La plupart des modèles actuels de prédiction du risque de « démence » ne permettent pas de distinguer efficacement (avec une haute sensibilité ET une haute spécificité) les personnes à risque de développer une démence des personnes qui ne le sont pas.
C’est la conclusion sans équivoque à laquelle ont abouti récemment Stephan et al. (2010) dans un article publié dans la revue Nature Reviews. Neurology, après un examen des résultats de 25 études sélectionnées selon des critères stricts.
Cette conclusion vaut :
* tant pour les études qui se sont focalisées sur le concept de « Mild Cognitive Impairment, MCI » (Trouble cognitif léger), dans ses différentes définitions (voir notre chronique « Pour en finir avec le diagnostic catégoriel de MCI »)
* que pour les études menées sur la population âgée dans son ensemble et qui ont utilisé des modèles de prédiction fondés sur un examen neuropsychologique (avec différentes combinaisons de tests cognitifs ou de scores factoriels) ou des données démographiques (âge, genre, éducation), des données concernant le style de vie (par ex., l’activité physique) et des données relatives à la santé autour de la cinquantaine (par ex., la pression systolique).
Les prédictions les plus élevées sont celles issues de modèles qui ont incorporé diverses sources d’information relatives à de multiples facteurs de risque (les performances cognitives, les facteurs en lien avec la santé et le style de vie, les données de neuroimagerie et de génétique, l’évaluation subjective par les proches).

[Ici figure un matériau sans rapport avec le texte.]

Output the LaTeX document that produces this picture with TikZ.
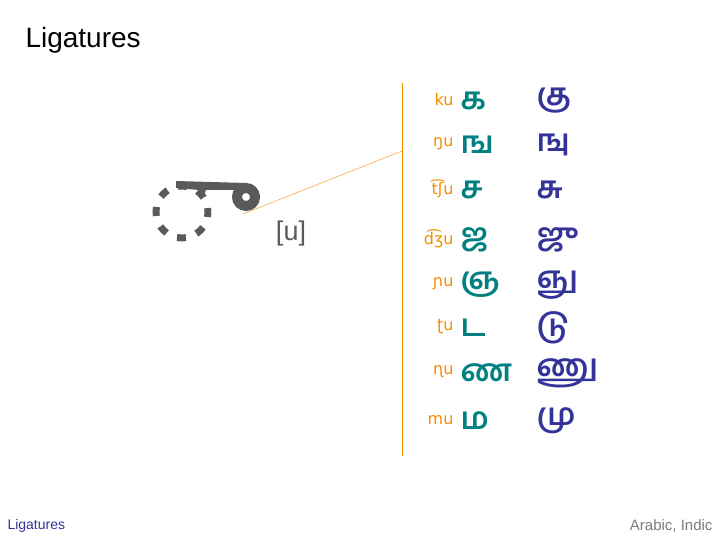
\documentclass[tikz,border=0pt]{standalone}
\usepackage{fontspec}
\setmainfont{Liberation Sans}
\newfontfamily\tam[Script=Tamil]{Hind Madurai}
\newfontfamily\ipa{DejaVu Sans}
\definecolor{teal2}{RGB}{0,128,128}
\definecolor{navy2}{RGB}{51,51,153}
\definecolor{orng}{RGB}{245,140,0}
\definecolor{gry}{RGB}{90,90,90}
\begin{document}
\begin{tikzpicture}[x=1pt,y=-1pt,
 ipa/.style={anchor=east,text=orng,font=\ipa\fontsize{16}{16}\selectfont},
 cons/.style={anchor=west,text=teal2,font=\tam\bfseries\fontsize{31}{31}\selectfont},
 lig/.style={anchor=west,text=navy2,font=\tam\bfseries\fontsize{31}{31}\selectfont}]
\useasboundingbox (0,0) rectangle (720,540);
\node[anchor=west,font=\fontsize{28}{28}\selectfont] (title) at (22,40) {Ligatures};
\draw[gry,line width=7pt,dash pattern=on 9pt off 11.4pt,dash phase=4pt] (182,212) circle (26);
\fill[gry] (176,181) -- (246,183) -- (246,190) -- (206,190) -- (203,197) -- (199,197) -- (199,190) -- (176,188) -- cycle;
\draw[gry,line width=10pt] (246,197) circle (9);
\node[text=gry,font=\fontsize{27}{27}\selectfont] (u) at (291,234) {[u]};
\coordinate (vt) at (402,83);
\coordinate (vb) at (402,456);
\draw[orng] (vt) -- (vb);
\coordinate (a) at (243,214);
\coordinate (b) at (402,151);
\draw[orng] (a) -- (b);
\foreach \y/\i/\c/\l [count=\n] in {98/ku/க/கு,142/ŋu/ங/ஙு,187/t͡ʃu/ச/சு,237/d͡ʒu/ஜ/ஜு,282/ɲu/ஞ/ஞு,325/ʈu/ட/டு,370/ɳu/ண/ணு,418/mu/ம/மு}{
 \node[ipa] (i\n) at (457,\y+2) {\i};
 \node[cons] (c\n) at (457,\y+3) {\c};
 \node[lig] (l\n) at (533,\y+3) {\l};
}
\node[anchor=west,text=navy2,font=\fontsize{14}{14}\selectfont] (f1) at (4,526) {Ligatures};
\node[anchor=east,text=gry!80,font=\fontsize{15}{15}\selectfont] (f2) at (716,526) {Arabic, Indic};
\end{tikzpicture}
\end{document}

Les constats de Stephan et al. confortent l’idée selon laquelle les aspects problématiques du vieillissement cérébral sont déterminés par de multiples facteurs (biologiques, psychologiques, sociaux environnementaux), associés selon des combinaisons variées.

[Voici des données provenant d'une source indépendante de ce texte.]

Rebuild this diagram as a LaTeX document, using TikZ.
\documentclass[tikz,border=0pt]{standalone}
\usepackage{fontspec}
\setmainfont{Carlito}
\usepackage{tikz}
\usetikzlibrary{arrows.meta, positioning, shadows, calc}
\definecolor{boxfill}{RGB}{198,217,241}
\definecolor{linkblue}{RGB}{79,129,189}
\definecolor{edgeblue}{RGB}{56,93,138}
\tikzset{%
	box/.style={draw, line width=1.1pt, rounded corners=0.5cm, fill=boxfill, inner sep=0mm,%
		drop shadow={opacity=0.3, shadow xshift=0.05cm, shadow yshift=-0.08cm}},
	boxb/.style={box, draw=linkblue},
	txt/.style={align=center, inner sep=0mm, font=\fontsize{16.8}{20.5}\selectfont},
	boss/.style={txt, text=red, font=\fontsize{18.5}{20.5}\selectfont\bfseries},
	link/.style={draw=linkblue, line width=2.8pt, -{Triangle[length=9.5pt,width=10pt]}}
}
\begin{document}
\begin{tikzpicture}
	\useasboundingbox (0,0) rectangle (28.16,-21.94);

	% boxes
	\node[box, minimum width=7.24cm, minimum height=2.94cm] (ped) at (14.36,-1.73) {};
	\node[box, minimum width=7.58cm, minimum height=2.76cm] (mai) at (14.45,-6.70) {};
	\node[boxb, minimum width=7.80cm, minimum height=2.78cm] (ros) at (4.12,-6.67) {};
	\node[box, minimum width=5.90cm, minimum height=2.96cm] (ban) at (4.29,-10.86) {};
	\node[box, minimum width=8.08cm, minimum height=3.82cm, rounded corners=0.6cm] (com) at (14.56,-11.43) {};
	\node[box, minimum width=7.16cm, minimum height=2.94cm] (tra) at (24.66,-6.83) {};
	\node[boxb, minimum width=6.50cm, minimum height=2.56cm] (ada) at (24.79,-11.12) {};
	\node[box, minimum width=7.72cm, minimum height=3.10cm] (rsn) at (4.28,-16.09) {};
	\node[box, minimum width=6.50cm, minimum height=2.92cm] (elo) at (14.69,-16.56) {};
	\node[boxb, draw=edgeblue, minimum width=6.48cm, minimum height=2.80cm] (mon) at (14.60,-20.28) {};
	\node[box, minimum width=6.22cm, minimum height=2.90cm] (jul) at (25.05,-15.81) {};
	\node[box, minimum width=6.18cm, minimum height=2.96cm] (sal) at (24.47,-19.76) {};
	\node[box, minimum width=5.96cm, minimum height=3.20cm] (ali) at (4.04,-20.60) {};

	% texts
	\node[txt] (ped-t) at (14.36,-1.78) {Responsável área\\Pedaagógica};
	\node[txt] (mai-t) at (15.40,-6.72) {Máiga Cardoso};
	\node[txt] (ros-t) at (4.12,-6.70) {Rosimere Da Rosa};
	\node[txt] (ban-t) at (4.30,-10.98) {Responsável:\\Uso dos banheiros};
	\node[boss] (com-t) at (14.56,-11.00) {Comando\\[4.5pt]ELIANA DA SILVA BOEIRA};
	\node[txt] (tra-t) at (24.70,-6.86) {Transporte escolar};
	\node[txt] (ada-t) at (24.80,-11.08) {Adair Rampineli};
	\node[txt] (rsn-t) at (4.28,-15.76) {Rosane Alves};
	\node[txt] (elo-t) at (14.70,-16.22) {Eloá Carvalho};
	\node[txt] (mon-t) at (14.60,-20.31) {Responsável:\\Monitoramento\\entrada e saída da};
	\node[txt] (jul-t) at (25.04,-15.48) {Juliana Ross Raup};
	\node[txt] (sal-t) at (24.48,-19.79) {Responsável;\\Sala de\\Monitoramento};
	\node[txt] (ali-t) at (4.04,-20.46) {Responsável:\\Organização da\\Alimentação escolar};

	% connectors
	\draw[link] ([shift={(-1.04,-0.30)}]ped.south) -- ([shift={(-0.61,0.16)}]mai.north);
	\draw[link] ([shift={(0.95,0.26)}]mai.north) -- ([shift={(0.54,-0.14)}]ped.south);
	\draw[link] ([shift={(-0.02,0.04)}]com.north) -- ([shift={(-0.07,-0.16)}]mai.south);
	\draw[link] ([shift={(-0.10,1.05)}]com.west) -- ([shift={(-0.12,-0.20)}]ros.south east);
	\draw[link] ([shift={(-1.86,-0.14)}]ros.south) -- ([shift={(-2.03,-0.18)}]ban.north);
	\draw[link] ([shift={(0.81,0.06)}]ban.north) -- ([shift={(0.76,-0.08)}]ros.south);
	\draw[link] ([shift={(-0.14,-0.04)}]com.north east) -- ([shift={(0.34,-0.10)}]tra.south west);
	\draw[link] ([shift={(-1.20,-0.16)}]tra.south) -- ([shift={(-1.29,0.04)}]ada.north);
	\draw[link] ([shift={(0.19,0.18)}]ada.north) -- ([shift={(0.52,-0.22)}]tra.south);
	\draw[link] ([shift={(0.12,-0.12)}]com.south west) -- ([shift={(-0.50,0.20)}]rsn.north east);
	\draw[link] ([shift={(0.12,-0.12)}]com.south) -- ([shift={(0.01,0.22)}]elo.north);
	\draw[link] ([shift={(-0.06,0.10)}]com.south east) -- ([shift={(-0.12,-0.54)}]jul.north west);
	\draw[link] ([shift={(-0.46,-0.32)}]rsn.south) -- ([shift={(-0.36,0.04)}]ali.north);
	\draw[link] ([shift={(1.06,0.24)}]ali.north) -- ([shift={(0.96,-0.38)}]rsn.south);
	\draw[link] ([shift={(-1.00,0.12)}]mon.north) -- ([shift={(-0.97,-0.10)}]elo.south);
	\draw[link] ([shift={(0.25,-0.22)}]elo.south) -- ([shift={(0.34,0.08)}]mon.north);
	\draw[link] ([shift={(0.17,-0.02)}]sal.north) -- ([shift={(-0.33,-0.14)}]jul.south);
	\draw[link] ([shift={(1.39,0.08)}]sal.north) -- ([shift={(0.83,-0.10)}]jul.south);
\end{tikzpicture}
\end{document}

Il faut enfin noter qu’aucune étude examinée par Stephan et al. n’a fourni d’information concernant la prédiction de la vitesse de progression de la « démence » chez les individus à risque (voir notre chronique « L’hétérogénéité de la soi-disant maladie d’Alzheimer : de nouvelles preuves ») et de la probabilité de transition inverse (passer d’état « à risque » à catégorie « non à risque »). On peut aisément supposer que la prise en compte de ces deux dimensions rendrait encore plus faible l’efficacité prédictive des modèles testés…
La Dre Blossom Stephan, chercheuse au centre de recherche interdisciplinaire de l'Université de Cambridge, Cambridge Neuroscience.
Stephan, B.C.M., Kurth, T., Matthews, F.E., Brayne, C., & Dufouil, C. (2010). Dementia risk prediction in the population: are screening models accurate? Nature Reviews. Neurology, sous presse.